Compilation album by Split Enz
- Released: November 1982
- Recorded: 1976–1982
- Genre: Rock
- Length: 48:12
- Label: Mushroom

Split Enz chronology
| Time and Tide (1982) | Enz Of An Era (1982) | Conflicting Emotions (1983) |

= Enz of an Era =

Enz of an Era was a compilation by New Zealand rock band Split Enz. Released to mark the band's 10th anniversary, and composed of tracks selected by members of the band, the album was released in New Zealand and Australia only.
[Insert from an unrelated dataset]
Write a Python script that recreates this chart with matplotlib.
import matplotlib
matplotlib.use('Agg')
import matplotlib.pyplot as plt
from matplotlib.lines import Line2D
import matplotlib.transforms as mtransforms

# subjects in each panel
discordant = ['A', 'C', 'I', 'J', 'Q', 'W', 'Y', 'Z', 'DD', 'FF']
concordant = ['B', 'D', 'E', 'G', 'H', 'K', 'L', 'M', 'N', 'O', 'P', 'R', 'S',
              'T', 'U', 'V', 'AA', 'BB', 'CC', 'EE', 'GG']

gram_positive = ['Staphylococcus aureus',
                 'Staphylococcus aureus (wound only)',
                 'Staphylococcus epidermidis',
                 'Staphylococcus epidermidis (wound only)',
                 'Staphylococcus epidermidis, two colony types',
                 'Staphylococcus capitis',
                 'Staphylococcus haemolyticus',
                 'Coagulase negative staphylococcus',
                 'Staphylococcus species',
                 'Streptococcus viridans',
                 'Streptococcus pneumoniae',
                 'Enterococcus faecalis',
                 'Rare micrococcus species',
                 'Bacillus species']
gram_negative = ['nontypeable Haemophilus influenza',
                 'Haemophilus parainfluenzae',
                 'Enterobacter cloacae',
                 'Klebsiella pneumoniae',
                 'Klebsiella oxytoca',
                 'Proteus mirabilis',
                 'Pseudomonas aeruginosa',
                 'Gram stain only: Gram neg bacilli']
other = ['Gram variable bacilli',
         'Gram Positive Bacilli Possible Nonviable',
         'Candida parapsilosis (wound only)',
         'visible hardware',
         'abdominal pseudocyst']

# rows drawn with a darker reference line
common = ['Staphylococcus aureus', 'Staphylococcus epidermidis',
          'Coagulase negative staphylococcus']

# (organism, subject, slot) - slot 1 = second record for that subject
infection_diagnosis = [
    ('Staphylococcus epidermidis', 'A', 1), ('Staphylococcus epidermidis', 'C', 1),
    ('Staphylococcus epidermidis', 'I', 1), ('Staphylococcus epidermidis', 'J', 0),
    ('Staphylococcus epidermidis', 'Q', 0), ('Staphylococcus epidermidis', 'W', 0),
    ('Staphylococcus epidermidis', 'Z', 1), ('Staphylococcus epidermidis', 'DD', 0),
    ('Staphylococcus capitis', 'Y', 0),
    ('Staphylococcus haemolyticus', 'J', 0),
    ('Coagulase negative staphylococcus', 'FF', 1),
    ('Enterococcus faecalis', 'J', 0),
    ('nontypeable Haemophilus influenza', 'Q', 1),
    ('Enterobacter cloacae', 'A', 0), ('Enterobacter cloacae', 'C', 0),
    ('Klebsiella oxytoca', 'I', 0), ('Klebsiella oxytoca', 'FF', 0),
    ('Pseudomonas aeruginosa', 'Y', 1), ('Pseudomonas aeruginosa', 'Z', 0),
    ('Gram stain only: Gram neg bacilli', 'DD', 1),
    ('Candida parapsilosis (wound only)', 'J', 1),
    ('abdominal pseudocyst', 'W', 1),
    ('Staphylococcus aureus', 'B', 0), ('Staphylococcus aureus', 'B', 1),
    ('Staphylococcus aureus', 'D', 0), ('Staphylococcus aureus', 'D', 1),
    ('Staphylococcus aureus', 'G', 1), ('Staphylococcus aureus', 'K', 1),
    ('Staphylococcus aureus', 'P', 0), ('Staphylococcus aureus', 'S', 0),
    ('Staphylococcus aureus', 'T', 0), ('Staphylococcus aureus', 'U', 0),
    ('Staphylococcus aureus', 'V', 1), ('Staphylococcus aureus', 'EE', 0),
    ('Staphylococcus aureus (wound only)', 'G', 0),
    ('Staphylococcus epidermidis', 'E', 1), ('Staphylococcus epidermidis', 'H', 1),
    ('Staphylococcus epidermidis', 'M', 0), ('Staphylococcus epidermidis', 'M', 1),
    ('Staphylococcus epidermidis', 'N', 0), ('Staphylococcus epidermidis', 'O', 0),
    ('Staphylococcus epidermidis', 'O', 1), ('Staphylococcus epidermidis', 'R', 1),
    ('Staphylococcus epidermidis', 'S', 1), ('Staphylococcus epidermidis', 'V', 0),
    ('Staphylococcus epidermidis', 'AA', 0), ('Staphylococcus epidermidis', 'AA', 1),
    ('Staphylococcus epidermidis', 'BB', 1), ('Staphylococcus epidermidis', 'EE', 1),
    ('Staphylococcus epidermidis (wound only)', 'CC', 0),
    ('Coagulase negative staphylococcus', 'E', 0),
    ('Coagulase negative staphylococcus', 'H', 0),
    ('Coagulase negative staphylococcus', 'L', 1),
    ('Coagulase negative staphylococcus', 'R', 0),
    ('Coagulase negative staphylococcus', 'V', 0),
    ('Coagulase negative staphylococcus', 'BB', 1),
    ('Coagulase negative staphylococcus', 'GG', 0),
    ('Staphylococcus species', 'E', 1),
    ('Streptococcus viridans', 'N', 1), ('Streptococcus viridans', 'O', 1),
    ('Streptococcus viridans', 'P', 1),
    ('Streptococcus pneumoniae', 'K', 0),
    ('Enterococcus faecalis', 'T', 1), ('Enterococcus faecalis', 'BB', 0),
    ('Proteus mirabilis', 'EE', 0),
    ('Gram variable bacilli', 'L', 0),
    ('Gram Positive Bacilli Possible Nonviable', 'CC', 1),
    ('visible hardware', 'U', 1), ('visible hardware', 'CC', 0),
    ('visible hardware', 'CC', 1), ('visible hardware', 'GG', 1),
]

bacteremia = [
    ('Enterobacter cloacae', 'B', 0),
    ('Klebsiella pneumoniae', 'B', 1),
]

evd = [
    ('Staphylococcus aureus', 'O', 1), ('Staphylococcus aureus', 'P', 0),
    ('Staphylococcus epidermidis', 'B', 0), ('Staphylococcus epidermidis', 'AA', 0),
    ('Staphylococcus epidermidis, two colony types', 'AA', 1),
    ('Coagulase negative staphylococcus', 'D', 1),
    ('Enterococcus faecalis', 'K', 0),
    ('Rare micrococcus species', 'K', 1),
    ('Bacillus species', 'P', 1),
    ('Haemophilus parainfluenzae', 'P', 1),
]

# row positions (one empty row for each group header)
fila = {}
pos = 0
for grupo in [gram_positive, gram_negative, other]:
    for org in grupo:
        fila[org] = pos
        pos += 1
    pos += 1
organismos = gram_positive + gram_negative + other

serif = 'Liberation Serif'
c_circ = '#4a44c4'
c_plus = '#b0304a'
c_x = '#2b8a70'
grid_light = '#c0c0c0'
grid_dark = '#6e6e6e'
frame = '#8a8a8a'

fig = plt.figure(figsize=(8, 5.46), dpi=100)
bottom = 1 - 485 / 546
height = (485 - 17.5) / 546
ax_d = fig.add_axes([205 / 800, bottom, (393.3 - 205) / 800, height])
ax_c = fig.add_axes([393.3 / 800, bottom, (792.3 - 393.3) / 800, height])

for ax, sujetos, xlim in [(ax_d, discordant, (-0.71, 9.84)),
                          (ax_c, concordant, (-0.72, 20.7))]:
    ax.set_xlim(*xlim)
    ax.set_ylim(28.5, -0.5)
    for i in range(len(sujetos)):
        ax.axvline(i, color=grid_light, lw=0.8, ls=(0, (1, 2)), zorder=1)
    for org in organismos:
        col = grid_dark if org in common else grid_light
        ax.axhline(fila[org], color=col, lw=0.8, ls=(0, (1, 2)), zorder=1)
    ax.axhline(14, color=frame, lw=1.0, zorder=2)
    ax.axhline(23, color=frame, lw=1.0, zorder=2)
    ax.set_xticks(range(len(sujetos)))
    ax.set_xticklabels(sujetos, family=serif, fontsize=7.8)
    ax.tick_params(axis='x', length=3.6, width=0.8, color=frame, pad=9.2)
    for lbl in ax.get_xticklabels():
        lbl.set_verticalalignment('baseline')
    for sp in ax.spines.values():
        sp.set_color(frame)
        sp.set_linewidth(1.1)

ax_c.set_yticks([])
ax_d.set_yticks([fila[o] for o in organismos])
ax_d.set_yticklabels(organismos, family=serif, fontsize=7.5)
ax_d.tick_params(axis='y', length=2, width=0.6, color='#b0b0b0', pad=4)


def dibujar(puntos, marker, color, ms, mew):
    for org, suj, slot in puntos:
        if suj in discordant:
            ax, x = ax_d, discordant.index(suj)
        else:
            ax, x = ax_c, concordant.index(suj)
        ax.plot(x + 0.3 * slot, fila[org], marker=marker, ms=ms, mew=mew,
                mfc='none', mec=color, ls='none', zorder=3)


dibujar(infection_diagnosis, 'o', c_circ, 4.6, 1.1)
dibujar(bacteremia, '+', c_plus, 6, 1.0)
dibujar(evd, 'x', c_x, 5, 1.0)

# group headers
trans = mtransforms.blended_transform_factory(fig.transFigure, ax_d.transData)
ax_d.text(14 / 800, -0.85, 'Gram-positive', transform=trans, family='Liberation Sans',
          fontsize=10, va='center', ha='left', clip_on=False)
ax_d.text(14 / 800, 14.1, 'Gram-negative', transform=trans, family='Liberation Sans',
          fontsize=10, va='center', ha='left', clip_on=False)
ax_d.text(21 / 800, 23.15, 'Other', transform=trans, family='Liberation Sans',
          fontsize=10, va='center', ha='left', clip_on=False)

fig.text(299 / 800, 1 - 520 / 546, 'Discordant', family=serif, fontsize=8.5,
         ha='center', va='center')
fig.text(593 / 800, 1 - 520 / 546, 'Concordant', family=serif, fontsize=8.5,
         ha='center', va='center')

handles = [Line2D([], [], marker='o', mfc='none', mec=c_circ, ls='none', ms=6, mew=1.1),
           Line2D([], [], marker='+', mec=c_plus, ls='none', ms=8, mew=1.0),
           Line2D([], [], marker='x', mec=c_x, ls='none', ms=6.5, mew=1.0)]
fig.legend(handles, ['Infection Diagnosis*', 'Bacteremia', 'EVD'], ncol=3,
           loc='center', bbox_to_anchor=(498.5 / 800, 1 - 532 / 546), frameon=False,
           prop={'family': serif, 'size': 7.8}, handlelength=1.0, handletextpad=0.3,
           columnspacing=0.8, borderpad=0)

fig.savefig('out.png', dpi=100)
The album was followed up by two "Enz Of An Era" 10th anniversary concerts in early 1983, where the then-current line-up of the band - Tim Finn, Neil Finn, Eddie Rayner, Noel Crombie and Nigel Griggs - were joined by former members Mike Chunn, Rob Gillies and Emlyn Crowther.

==Track listing==

Side one
| No. | Title | Writer(s) | Original release | Length |
|---|---|---|---|---|
| 1. | "History Never Repeats" | Neil Finn | Waiata (1981) | 2:58 |
| 2. | "My Mistake" | Tim Finn; Eddie Rayner; | Dizrythmia (1977) | 3:00 |
| 3. | "I Got You" | N. Finn | True Colours (1980) | 3:29 |
| 4. | "Late Last Night" | Phil Judd | Second Thoughts (1976) | 4:03 |
| 5. | "Poor Boy" | T. Finn | True Colours (1980) | 3:27 |
| 6. | "Dirty Creature" | N. Finn; T. Finn; Nigel Griggs; | Time and Tide (1982) | 4:01 |
| 7. | "I See Red" | T. Finn | Frenzy (1979) | 3:15 |
| Total length: |  |  |  | 24:13 |

Side two
| No. | Title | Writer(s) | Original release | Length |
|---|---|---|---|---|
| 8. | "Six Months in a Leaky Boat" | T. Finn; Split Enz; | Time and Tide (1982) | 3:49 |
| 9. | "One Step Ahead" | N. Finn | Waiata (1981) | 2:51 |
| 10. | "Matinee Idyll (129)" | T. Finn; Judd; | Second Thoughts (1976) | 2:57 |
| 11. | "Another Great Divide" | T. Finn; Rayner; Judd; Robert Gillies; | Non-album single (1977) | 3:38 |
| 12. | "Bold as Brass" | T. Finn; Rayner; Judd; Gillies; | Dizrythmia (1977) | 3:29 |
| 13. | "I Hope I Never" | T. Finn | True Colours (1980) | 4:33 |
| 14. | "Give It a Whirl" | N. Finn; T. Finn; | Frenzy (1979) | 2:52 |
| Total length: |  |  |  | 24:09 48:12 |

==Charts==
===Weekly charts===

| Chart (1982–83) | Peak position |
|---|---|
| Australian Album (Kent Music Report) | 8 |
| New Zealand Albums (RMNZ) | 1 |

===Year-end charts===

| Chart (1983) | Position |
|---|---|
| New Zealand Albums (RMNZ) | 32 |

==Certifications and sales==

| Region | Certification | Certified units/sales |
| Australia (ARIA) | Platinum | 50,000^{^} |
| New Zealand (RMNZ) | Platinum | 15,000^{^} |
^{^} Shipments figures based on certification alone.